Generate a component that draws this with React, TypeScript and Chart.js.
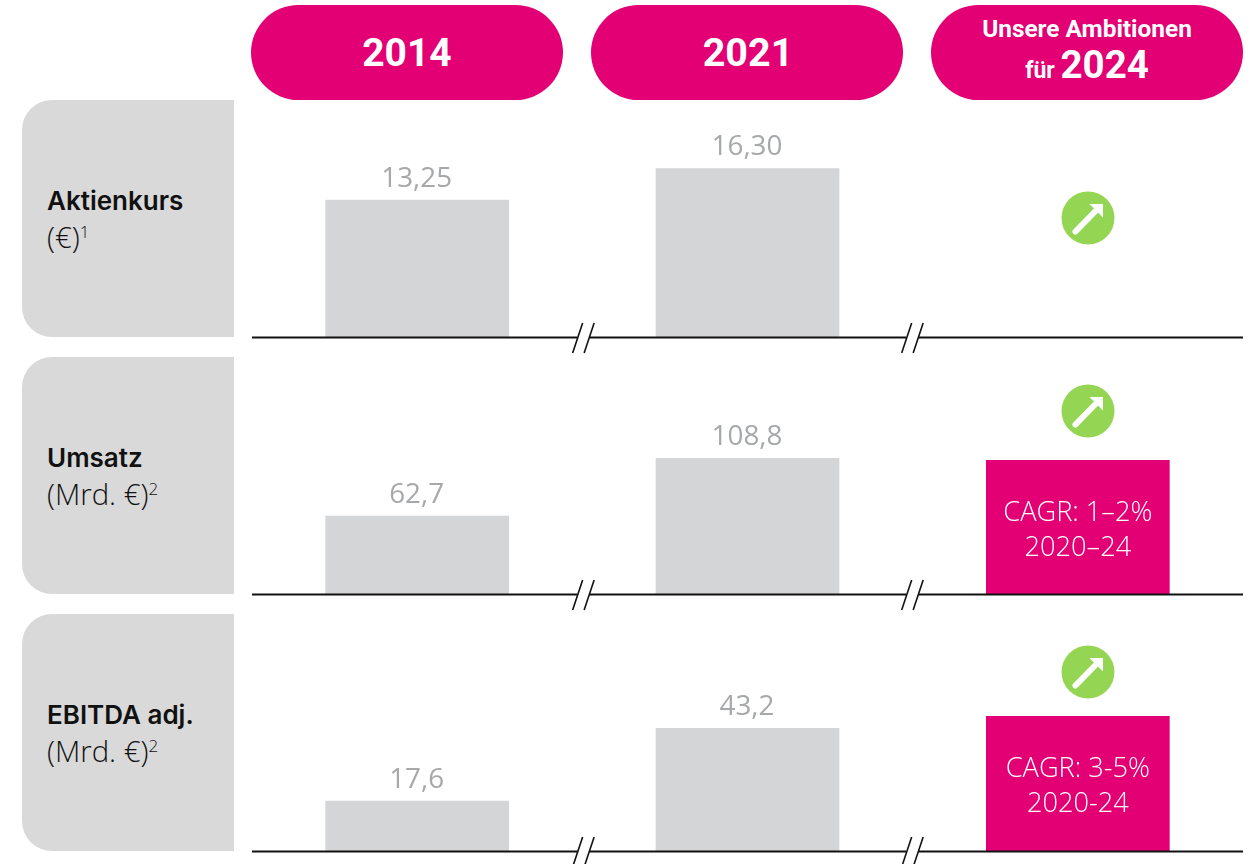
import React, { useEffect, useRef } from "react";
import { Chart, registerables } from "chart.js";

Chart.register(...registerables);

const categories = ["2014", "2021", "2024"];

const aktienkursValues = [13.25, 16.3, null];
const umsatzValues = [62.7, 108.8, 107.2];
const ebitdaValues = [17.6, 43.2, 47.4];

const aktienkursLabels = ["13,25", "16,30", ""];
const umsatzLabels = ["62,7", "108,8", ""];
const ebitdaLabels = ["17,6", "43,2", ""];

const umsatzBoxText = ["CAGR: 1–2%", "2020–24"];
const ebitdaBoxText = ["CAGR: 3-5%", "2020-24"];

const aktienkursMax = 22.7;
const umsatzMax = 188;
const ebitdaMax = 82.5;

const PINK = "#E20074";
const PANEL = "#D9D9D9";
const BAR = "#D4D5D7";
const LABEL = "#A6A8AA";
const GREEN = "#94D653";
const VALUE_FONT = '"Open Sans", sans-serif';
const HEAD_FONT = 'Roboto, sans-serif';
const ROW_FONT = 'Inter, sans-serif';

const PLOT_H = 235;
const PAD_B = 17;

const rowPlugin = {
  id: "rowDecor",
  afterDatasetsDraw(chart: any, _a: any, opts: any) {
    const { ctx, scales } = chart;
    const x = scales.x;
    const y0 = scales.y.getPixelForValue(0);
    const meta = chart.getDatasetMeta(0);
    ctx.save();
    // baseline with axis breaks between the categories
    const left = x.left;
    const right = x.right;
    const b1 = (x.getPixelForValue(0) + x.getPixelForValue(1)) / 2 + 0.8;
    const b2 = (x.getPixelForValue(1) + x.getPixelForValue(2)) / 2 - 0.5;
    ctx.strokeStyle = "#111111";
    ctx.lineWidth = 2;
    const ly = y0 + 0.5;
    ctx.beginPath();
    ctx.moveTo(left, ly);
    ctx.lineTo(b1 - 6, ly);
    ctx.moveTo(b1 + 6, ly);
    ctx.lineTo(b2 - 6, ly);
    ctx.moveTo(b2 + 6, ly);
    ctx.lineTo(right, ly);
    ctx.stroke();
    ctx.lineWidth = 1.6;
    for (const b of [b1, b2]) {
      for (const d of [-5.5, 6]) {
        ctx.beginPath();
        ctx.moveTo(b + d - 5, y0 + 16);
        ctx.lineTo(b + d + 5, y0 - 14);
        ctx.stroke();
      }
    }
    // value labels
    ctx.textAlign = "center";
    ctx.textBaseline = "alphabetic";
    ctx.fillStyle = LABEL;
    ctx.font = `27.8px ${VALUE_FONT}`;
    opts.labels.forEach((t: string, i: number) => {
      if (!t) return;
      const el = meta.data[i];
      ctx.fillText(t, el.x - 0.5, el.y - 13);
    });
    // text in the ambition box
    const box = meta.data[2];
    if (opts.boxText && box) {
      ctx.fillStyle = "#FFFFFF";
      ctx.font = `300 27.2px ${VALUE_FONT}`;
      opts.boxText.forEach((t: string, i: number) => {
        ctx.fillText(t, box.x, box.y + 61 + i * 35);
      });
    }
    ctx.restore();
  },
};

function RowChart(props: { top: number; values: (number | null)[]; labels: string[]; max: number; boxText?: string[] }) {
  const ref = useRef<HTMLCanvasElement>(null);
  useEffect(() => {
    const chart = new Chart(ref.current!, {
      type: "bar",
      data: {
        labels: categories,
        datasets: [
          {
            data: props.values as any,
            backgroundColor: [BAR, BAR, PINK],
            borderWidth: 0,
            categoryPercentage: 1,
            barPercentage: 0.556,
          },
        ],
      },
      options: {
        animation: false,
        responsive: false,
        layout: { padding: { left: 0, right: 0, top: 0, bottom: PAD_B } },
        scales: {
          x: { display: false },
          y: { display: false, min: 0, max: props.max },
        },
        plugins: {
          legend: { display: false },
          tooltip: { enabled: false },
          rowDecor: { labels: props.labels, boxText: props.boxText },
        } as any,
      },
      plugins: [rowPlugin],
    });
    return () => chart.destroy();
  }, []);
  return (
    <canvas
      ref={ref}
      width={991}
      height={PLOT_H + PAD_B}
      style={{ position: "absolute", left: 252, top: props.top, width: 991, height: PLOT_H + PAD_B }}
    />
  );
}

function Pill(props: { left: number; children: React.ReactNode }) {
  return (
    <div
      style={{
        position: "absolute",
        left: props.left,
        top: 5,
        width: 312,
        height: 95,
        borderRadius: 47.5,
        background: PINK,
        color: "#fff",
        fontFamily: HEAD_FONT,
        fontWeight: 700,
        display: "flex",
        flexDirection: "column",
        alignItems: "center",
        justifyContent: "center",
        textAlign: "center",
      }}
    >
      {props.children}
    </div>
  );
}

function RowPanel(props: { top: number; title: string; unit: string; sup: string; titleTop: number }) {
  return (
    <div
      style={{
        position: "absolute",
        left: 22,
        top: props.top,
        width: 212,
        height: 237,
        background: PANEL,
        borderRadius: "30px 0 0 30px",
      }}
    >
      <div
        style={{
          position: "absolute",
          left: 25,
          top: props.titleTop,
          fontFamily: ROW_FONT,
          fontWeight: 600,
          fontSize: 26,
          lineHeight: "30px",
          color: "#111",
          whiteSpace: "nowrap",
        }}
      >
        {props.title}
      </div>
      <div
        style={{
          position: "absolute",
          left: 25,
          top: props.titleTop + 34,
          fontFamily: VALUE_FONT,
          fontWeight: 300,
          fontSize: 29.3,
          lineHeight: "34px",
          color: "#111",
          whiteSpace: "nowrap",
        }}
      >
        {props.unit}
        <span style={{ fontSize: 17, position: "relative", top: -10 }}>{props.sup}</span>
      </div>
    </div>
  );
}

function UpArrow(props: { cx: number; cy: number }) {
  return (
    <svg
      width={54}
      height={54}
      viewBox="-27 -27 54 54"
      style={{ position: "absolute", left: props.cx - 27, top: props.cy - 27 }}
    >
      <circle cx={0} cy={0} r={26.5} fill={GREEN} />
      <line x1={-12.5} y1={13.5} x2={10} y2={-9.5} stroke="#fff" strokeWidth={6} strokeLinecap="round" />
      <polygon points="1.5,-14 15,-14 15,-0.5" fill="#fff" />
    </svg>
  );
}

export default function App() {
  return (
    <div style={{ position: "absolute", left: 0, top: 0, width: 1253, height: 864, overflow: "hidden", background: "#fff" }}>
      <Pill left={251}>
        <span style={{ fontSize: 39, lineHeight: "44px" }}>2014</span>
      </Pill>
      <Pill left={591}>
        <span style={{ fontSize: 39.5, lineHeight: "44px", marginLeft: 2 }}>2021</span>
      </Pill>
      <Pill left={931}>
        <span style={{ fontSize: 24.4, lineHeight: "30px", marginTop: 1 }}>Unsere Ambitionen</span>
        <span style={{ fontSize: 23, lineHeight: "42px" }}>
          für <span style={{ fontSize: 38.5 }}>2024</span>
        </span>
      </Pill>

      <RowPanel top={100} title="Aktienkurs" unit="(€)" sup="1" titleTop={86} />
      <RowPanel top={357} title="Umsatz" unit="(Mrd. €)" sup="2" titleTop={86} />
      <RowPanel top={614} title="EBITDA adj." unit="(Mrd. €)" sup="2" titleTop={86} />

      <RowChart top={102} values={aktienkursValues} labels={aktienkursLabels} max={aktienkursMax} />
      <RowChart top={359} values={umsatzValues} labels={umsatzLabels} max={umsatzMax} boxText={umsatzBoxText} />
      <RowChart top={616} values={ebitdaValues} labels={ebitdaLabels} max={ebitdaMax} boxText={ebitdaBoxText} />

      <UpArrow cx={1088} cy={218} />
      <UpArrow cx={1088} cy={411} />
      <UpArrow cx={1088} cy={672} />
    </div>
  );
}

::::

*WORK REQUIRED*:
Reproduce the listing above exactly, excluding all pictures.

*EXERCISE ANSWER*:
Generate a component that draws this with React, TypeScript and Chart.js.
import React, { useEffect, useRef } from "react";
import { Chart, registerables } from "chart.js";

Chart.register(...registerables);

const categories = ["2014", "2021", "2024"];

const aktienkursValues = [13.25, 16.3, null];
const umsatzValues = [62.7, 108.8, 107.2];
const ebitdaValues = [17.6, 43.2, 47.4];

const aktienkursLabels = ["13,25", "16,30", ""];
const umsatzLabels = ["62,7", "108,8", ""];
const ebitdaLabels = ["17,6", "43,2", ""];

const umsatzBoxText = ["CAGR: 1–2%", "2020–24"];
const ebitdaBoxText = ["CAGR: 3-5%", "2020-24"];

const aktienkursMax = 22.7;
const umsatzMax = 188;
const ebitdaMax = 82.5;

const PINK = "#E20074";
const PANEL = "#D9D9D9";
const BAR = "#D4D5D7";
const LABEL = "#A6A8AA";
const GREEN = "#94D653";
const VALUE_FONT = '"Open Sans", sans-serif';
const HEAD_FONT = 'Roboto, sans-serif';
const ROW_FONT = 'Inter, sans-serif';

const PLOT_H = 235;
const PAD_B = 17;

const rowPlugin = {
  id: "rowDecor",
  afterDatasetsDraw(chart: any, _a: any, opts: any) {
    const { ctx, scales } = chart;
    const x = scales.x;
    const y0 = scales.y.getPixelForValue(0);
    const meta = chart.getDatasetMeta(0);
    ctx.save();
    // baseline with axis breaks between the categories
    const left = x.left;
    const right = x.right;
    const b1 = (x.getPixelForValue(0) + x.getPixelForValue(1)) / 2 + 0.8;
    const b2 = (x.getPixelForValue(1) + x.getPixelForValue(2)) / 2 - 0.5;
    ctx.strokeStyle = "#111111";
    ctx.lineWidth = 2;
    const ly = y0 + 0.5;
    ctx.beginPath();
    ctx.moveTo(left, ly);
    ctx.lineTo(b1 - 6, ly);
    ctx.moveTo(b1 + 6, ly);
    ctx.lineTo(b2 - 6, ly);
    ctx.moveTo(b2 + 6, ly);
    ctx.lineTo(right, ly);
    ctx.stroke();
    ctx.lineWidth = 1.6;
    for (const b of [b1, b2]) {
      for (const d of [-5.5, 6]) {
        ctx.beginPath();
        ctx.moveTo(b + d - 5, y0 + 16);
        ctx.lineTo(b + d + 5, y0 - 14);
        ctx.stroke();
      }
    }
    // value labels
    ctx.textAlign = "center";
    ctx.textBaseline = "alphabetic";
    ctx.fillStyle = LABEL;
    ctx.font = `27.8px ${VALUE_FONT}`;
    opts.labels.forEach((t: string, i: number) => {
      if (!t) return;
      const el = meta.data[i];
      ctx.fillText(t, el.x - 0.5, el.y - 13);
    });
    // text in the ambition box
    const box = meta.data[2];
    if (opts.boxText && box) {
      ctx.fillStyle = "#FFFFFF";
      ctx.font = `300 27.2px ${VALUE_FONT}`;
      opts.boxText.forEach((t: string, i: number) => {
        ctx.fillText(t, box.x, box.y + 61 + i * 35);
      });
    }
    ctx.restore();
  },
};

function RowChart(props: { top: number; values: (number | null)[]; labels: string[]; max: number; boxText?: string[] }) {
  const ref = useRef<HTMLCanvasElement>(null);
  useEffect(() => {
    const chart = new Chart(ref.current!, {
      type: "bar",
      data: {
        labels: categories,
        datasets: [
          {
            data: props.values as any,
            backgroundColor: [BAR, BAR, PINK],
            borderWidth: 0,
            categoryPercentage: 1,
            barPercentage: 0.556,
          },
        ],
      },
      options: {
        animation: false,
        responsive: false,
        layout: { padding: { left: 0, right: 0, top: 0, bottom: PAD_B } },
        scales: {
          x: { display: false },
          y: { display: false, min: 0, max: props.max },
        },
        plugins: {
          legend: { display: false },
          tooltip: { enabled: false },
          rowDecor: { labels: props.labels, boxText: props.boxText },
        } as any,
      },
      plugins: [rowPlugin],
    });
    return () => chart.destroy();
  }, []);
  return (
    <canvas
      ref={ref}
      width={991}
      height={PLOT_H + PAD_B}
      style={{ position: "absolute", left: 252, top: props.top, width: 991, height: PLOT_H + PAD_B }}
    />
  );
}

function Pill(props: { left: number; children: React.ReactNode }) {
  return (
    <div
      style={{
        position: "absolute",
        left: props.left,
        top: 5,
        width: 312,
        height: 95,
        borderRadius: 47.5,
        background: PINK,
        color: "#fff",
        fontFamily: HEAD_FONT,
        fontWeight: 700,
        display: "flex",
        flexDirection: "column",
        alignItems: "center",
        justifyContent: "center",
        textAlign: "center",
      }}
    >
      {props.children}
    </div>
  );
}

function RowPanel(props: { top: number; title: string; unit: string; sup: string; titleTop: number }) {
  return (
    <div
      style={{
        position: "absolute",
        left: 22,
        top: props.top,
        width: 212,
        height: 237,
        background: PANEL,
        borderRadius: "30px 0 0 30px",
      }}
    >
      <div
        style={{
          position: "absolute",
          left: 25,
          top: props.titleTop,
          fontFamily: ROW_FONT,
          fontWeight: 600,
          fontSize: 26,
          lineHeight: "30px",
          color: "#111",
          whiteSpace: "nowrap",
        }}
      >
        {props.title}
      </div>
      <div
        style={{
          position: "absolute",
          left: 25,
          top: props.titleTop + 34,
          fontFamily: VALUE_FONT,
          fontWeight: 300,
          fontSize: 29.3,
          lineHeight: "34px",
          color: "#111",
          whiteSpace: "nowrap",
        }}
      >
        {props.unit}
        <span style={{ fontSize: 17, position: "relative", top: -10 }}>{props.sup}</span>
      </div>
    </div>
  );
}

function UpArrow(props: { cx: number; cy: number }) {
  return (
    <svg
      width={54}
      height={54}
      viewBox="-27 -27 54 54"
      style={{ position: "absolute", left: props.cx - 27, top: props.cy - 27 }}
    >
      <circle cx={0} cy={0} r={26.5} fill={GREEN} />
      <line x1={-12.5} y1={13.5} x2={10} y2={-9.5} stroke="#fff" strokeWidth={6} strokeLinecap="round" />
      <polygon points="1.5,-14 15,-14 15,-0.5" fill="#fff" />
    </svg>
  );
}

export default function App() {
  return (
    <div style={{ position: "absolute", left: 0, top: 0, width: 1253, height: 864, overflow: "hidden", background: "#fff" }}>
      <Pill left={251}>
        <span style={{ fontSize: 39, lineHeight: "44px" }}>2014</span>
      </Pill>
      <Pill left={591}>
        <span style={{ fontSize: 39.5, lineHeight: "44px", marginLeft: 2 }}>2021</span>
      </Pill>
      <Pill left={931}>
        <span style={{ fontSize: 24.4, lineHeight: "30px", marginTop: 1 }}>Unsere Ambitionen</span>
        <span style={{ fontSize: 23, lineHeight: "42px" }}>
          für <span style={{ fontSize: 38.5 }}>2024</span>
        </span>
      </Pill>

      <RowPanel top={100} title="Aktienkurs" unit="(€)" sup="1" titleTop={86} />
      <RowPanel top={357} title="Umsatz" unit="(Mrd. €)" sup="2" titleTop={86} />
      <RowPanel top={614} title="EBITDA adj." unit="(Mrd. €)" sup="2" titleTop={86} />

      <RowChart top={102} values={aktienkursValues} labels={aktienkursLabels} max={aktienkursMax} />
      <RowChart top={359} values={umsatzValues} labels={umsatzLabels} max={umsatzMax} boxText={umsatzBoxText} />
      <RowChart top={616} values={ebitdaValues} labels={ebitdaLabels} max={ebitdaMax} boxText={ebitdaBoxText} />

      <UpArrow cx={1088} cy={218} />
      <UpArrow cx={1088} cy={411} />
      <UpArrow cx={1088} cy={672} />
    </div>
  );
}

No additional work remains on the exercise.